[BEGIN ROWS]

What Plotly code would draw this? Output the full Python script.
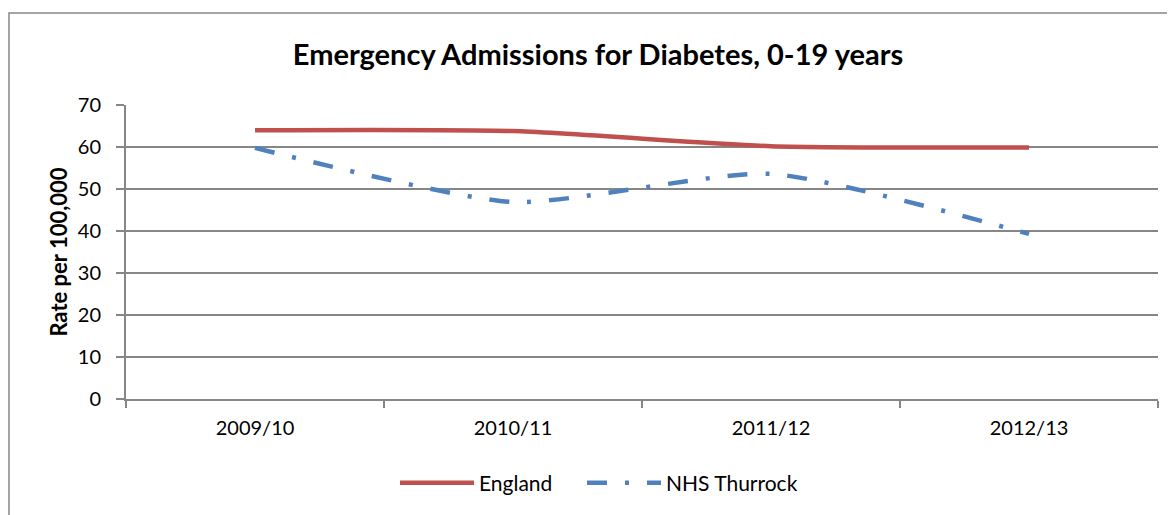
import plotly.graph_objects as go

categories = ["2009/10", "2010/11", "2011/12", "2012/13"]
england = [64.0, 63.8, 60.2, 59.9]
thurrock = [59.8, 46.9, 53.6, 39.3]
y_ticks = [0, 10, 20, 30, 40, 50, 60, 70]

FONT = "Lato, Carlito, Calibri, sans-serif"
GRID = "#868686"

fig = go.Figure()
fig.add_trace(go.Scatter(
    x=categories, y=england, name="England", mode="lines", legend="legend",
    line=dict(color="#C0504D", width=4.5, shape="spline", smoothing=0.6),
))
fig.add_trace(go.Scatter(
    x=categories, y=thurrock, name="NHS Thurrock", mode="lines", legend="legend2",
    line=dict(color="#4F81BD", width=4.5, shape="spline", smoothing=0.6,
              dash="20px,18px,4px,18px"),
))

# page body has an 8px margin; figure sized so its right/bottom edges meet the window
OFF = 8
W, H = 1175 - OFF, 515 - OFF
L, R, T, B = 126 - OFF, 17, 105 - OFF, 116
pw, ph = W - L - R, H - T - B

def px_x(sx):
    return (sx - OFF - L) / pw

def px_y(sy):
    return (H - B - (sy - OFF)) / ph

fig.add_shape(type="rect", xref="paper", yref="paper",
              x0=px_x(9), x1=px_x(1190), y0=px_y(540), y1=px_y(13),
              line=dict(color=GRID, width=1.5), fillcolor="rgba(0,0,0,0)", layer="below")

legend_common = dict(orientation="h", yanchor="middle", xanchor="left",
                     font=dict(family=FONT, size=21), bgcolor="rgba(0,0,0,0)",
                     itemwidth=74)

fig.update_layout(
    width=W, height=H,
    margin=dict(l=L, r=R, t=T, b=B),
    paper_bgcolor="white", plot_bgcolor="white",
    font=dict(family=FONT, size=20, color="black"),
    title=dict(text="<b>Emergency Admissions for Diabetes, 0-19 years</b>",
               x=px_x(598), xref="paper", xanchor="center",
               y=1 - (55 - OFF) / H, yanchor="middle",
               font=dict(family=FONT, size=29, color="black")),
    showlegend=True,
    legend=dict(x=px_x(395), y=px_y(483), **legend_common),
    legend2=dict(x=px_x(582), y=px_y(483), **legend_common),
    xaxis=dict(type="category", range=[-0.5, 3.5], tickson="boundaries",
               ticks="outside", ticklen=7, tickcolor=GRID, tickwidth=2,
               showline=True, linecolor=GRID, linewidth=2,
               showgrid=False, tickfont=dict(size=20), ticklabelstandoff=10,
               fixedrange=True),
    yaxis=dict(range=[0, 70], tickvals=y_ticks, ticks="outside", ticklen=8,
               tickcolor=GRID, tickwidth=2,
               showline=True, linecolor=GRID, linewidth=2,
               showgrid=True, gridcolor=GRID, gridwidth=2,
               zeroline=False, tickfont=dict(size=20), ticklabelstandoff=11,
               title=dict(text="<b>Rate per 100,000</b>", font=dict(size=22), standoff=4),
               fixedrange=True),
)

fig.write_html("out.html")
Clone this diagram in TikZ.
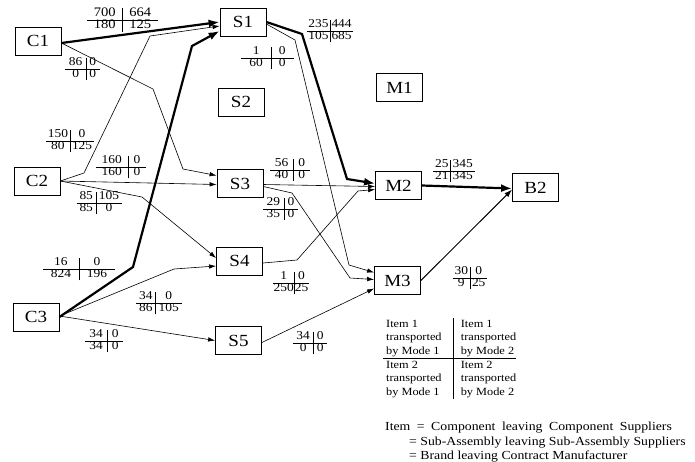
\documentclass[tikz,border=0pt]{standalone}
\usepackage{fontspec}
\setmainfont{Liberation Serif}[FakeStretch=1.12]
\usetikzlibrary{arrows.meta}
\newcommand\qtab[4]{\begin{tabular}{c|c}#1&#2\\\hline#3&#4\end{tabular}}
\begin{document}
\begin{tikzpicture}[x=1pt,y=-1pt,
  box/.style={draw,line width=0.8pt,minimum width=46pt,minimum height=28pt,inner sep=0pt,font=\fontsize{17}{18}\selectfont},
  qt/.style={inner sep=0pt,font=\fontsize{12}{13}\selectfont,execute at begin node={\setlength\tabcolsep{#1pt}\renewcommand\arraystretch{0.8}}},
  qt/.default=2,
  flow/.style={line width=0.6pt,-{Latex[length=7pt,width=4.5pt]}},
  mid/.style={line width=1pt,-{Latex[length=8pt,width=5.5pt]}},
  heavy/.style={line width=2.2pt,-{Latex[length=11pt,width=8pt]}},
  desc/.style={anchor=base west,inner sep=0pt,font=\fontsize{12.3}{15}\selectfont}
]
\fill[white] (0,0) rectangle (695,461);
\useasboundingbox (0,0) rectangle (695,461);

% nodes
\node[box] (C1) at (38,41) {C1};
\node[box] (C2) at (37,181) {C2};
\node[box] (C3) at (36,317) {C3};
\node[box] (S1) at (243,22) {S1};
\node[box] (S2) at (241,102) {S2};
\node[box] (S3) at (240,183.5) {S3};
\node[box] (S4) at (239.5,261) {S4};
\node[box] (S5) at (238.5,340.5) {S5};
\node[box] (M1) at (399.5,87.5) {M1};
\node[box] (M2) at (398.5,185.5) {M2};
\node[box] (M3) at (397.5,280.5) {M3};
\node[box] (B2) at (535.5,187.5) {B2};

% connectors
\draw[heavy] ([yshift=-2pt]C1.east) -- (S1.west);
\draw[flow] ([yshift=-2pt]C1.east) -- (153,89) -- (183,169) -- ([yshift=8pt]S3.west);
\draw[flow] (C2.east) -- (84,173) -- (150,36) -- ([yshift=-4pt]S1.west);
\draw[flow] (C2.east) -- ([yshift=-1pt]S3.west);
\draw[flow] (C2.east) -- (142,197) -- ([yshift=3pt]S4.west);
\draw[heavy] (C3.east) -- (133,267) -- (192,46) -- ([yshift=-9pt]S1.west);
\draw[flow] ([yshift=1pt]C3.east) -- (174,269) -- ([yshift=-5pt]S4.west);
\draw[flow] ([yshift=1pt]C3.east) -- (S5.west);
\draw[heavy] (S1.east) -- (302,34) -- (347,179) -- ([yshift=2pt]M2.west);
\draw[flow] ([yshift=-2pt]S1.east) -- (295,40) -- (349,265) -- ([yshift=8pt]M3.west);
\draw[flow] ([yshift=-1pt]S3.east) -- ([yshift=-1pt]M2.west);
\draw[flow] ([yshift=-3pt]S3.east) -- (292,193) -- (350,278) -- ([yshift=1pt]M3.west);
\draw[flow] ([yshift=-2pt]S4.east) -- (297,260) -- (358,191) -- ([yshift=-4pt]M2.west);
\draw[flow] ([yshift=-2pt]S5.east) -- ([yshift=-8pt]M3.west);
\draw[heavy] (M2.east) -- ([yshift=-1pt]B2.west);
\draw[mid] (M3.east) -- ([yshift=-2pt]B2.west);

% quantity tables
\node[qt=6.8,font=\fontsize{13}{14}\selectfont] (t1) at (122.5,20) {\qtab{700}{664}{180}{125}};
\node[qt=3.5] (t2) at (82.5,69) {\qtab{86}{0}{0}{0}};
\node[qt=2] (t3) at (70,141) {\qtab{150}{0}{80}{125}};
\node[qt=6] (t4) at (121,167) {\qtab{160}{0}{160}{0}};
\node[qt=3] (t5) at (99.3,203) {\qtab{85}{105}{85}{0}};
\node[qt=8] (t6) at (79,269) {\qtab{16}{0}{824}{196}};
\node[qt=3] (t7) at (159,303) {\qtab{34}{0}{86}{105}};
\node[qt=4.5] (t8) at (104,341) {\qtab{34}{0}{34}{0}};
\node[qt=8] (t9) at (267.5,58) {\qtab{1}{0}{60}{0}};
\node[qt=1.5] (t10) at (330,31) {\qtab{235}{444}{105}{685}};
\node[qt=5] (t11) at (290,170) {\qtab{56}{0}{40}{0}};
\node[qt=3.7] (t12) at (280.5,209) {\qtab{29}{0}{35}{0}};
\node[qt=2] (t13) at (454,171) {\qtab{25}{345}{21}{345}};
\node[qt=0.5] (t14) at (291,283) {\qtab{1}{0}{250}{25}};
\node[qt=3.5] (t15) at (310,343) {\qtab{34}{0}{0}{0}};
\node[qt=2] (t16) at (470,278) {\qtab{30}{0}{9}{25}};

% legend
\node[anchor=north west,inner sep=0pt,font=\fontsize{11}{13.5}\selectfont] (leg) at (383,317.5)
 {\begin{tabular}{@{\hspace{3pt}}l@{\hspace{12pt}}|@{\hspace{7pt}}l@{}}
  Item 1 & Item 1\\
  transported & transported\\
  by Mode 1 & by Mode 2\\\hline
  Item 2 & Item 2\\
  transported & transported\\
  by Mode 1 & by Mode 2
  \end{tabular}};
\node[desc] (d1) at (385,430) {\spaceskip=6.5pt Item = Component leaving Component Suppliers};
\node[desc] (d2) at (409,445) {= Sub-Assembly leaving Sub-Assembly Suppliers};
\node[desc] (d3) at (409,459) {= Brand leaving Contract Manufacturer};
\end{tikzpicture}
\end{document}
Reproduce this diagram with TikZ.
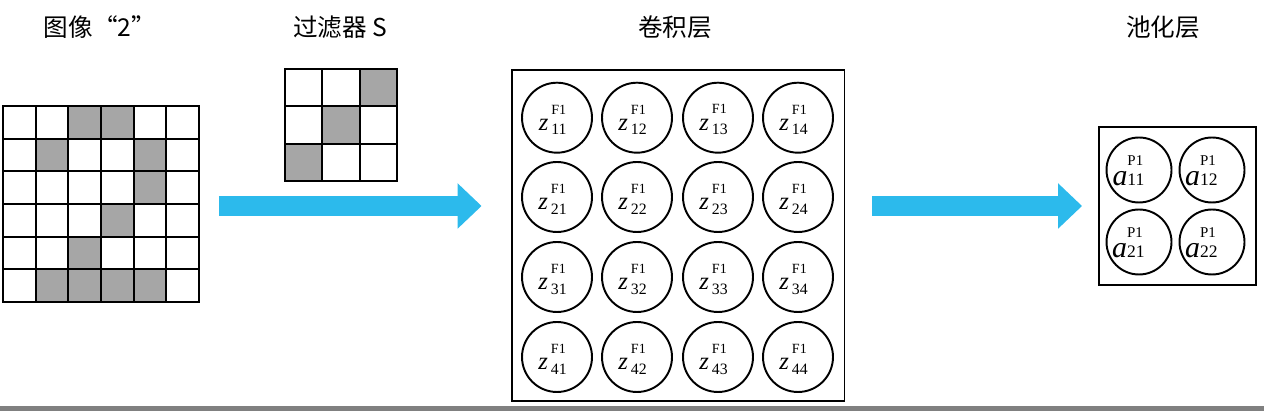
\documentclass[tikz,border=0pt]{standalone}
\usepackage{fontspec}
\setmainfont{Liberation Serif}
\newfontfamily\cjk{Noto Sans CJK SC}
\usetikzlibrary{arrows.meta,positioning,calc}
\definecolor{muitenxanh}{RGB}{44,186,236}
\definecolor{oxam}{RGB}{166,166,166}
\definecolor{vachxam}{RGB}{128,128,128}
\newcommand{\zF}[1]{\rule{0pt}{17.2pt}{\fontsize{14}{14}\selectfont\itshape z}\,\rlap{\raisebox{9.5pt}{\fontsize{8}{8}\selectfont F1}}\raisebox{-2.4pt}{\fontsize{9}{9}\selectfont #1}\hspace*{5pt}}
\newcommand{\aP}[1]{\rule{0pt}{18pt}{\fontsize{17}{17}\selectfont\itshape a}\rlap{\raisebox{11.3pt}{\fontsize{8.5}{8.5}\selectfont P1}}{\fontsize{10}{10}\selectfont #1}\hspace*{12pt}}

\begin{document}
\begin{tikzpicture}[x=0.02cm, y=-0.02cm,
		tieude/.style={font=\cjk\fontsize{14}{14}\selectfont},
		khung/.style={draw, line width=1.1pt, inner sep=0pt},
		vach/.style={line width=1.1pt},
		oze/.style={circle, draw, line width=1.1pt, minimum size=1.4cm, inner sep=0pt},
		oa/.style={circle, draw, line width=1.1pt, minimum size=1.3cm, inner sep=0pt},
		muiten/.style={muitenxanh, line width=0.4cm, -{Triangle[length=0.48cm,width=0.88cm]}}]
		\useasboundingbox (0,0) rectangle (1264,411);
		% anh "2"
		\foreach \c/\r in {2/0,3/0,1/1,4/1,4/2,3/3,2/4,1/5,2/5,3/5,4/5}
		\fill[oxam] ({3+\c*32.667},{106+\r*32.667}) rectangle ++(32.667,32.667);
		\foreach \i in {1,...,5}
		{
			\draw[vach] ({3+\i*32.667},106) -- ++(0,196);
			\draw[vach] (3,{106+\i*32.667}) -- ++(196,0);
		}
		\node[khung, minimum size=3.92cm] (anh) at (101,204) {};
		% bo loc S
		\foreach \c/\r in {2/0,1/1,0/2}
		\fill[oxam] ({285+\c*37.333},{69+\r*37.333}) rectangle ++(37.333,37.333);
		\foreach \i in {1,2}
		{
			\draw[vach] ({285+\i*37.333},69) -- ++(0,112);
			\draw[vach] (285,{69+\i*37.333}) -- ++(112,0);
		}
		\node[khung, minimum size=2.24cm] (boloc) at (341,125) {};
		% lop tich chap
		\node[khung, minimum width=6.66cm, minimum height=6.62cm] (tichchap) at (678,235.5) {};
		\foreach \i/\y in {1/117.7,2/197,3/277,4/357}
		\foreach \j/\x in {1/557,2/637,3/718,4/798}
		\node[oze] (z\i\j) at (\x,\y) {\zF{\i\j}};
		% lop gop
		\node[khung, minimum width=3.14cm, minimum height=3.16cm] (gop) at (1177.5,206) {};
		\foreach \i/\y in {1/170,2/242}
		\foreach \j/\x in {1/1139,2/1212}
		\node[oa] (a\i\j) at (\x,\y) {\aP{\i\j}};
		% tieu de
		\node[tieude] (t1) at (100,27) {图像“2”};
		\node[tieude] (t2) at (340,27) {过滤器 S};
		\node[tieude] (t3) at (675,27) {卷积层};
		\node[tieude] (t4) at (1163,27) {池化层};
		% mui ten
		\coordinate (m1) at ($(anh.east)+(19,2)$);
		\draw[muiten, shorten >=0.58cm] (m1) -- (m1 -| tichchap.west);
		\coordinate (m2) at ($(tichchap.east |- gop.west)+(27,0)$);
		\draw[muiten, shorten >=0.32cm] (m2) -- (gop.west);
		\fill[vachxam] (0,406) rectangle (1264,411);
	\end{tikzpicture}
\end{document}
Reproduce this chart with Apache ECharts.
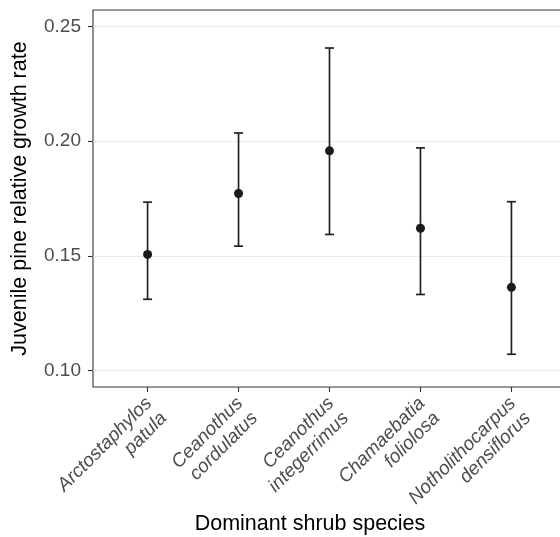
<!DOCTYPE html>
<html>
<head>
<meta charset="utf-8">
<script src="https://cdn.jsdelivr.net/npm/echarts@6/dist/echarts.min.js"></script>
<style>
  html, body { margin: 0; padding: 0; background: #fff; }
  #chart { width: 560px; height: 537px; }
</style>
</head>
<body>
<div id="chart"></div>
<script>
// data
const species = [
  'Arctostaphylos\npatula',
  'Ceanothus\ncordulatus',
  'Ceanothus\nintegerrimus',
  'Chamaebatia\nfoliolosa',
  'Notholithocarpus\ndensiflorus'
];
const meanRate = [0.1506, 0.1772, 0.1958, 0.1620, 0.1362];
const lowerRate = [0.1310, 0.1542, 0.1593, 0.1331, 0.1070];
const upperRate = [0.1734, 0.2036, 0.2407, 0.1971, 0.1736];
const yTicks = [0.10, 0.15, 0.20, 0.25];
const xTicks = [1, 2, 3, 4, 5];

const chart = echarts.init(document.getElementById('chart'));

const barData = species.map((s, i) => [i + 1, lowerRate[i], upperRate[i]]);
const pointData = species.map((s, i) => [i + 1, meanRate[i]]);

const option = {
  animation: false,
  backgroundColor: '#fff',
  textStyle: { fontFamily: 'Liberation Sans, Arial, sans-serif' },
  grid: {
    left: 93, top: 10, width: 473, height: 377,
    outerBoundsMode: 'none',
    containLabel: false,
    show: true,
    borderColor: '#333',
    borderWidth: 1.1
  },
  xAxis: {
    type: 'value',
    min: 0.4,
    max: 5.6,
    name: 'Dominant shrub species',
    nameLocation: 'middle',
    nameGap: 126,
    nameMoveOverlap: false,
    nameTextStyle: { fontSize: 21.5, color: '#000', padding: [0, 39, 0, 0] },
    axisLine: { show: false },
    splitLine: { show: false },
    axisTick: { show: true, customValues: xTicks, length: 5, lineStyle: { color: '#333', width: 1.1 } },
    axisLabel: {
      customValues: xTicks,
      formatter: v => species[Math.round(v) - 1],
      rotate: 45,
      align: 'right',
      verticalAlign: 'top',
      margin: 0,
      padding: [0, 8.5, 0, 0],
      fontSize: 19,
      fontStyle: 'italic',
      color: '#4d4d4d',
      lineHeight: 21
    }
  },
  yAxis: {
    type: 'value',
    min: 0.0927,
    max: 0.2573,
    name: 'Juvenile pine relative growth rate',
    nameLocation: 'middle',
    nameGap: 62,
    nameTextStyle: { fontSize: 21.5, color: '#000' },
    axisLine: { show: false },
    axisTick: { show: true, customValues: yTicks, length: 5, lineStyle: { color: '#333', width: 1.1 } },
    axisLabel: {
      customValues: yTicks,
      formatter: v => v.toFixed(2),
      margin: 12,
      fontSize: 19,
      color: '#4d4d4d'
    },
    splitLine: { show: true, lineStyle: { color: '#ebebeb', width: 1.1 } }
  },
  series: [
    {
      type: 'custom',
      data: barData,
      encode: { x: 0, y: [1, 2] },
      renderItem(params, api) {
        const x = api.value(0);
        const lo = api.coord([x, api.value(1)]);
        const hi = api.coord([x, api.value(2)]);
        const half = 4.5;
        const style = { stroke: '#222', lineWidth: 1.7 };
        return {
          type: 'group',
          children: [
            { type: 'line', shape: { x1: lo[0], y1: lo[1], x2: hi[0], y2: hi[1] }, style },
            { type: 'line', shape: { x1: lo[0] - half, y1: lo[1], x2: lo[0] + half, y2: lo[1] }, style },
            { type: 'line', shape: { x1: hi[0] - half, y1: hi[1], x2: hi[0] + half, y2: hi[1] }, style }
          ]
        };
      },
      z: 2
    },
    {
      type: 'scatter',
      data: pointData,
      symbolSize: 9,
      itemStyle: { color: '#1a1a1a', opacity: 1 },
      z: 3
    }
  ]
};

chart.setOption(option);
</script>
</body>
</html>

[END ROWS]

- _PROBLEM_
Repeat word for word the lines above, from the first entry through the line containing "return (sx - OFF - L) / pw", with both ends kept and the pictures dropped.

- _EXPECTED ANSWER_
What Plotly code would draw this? Output the full Python script.
import plotly.graph_objects as go

categories = ["2009/10", "2010/11", "2011/12", "2012/13"]
england = [64.0, 63.8, 60.2, 59.9]
thurrock = [59.8, 46.9, 53.6, 39.3]
y_ticks = [0, 10, 20, 30, 40, 50, 60, 70]

FONT = "Lato, Carlito, Calibri, sans-serif"
GRID = "#868686"

fig = go.Figure()
fig.add_trace(go.Scatter(
    x=categories, y=england, name="England", mode="lines", legend="legend",
    line=dict(color="#C0504D", width=4.5, shape="spline", smoothing=0.6),
))
fig.add_trace(go.Scatter(
    x=categories, y=thurrock, name="NHS Thurrock", mode="lines", legend="legend2",
    line=dict(color="#4F81BD", width=4.5, shape="spline", smoothing=0.6,
              dash="20px,18px,4px,18px"),
))

# page body has an 8px margin; figure sized so its right/bottom edges meet the window
OFF = 8
W, H = 1175 - OFF, 515 - OFF
L, R, T, B = 126 - OFF, 17, 105 - OFF, 116
pw, ph = W - L - R, H - T - B

def px_x(sx):
    return (sx - OFF - L) / pw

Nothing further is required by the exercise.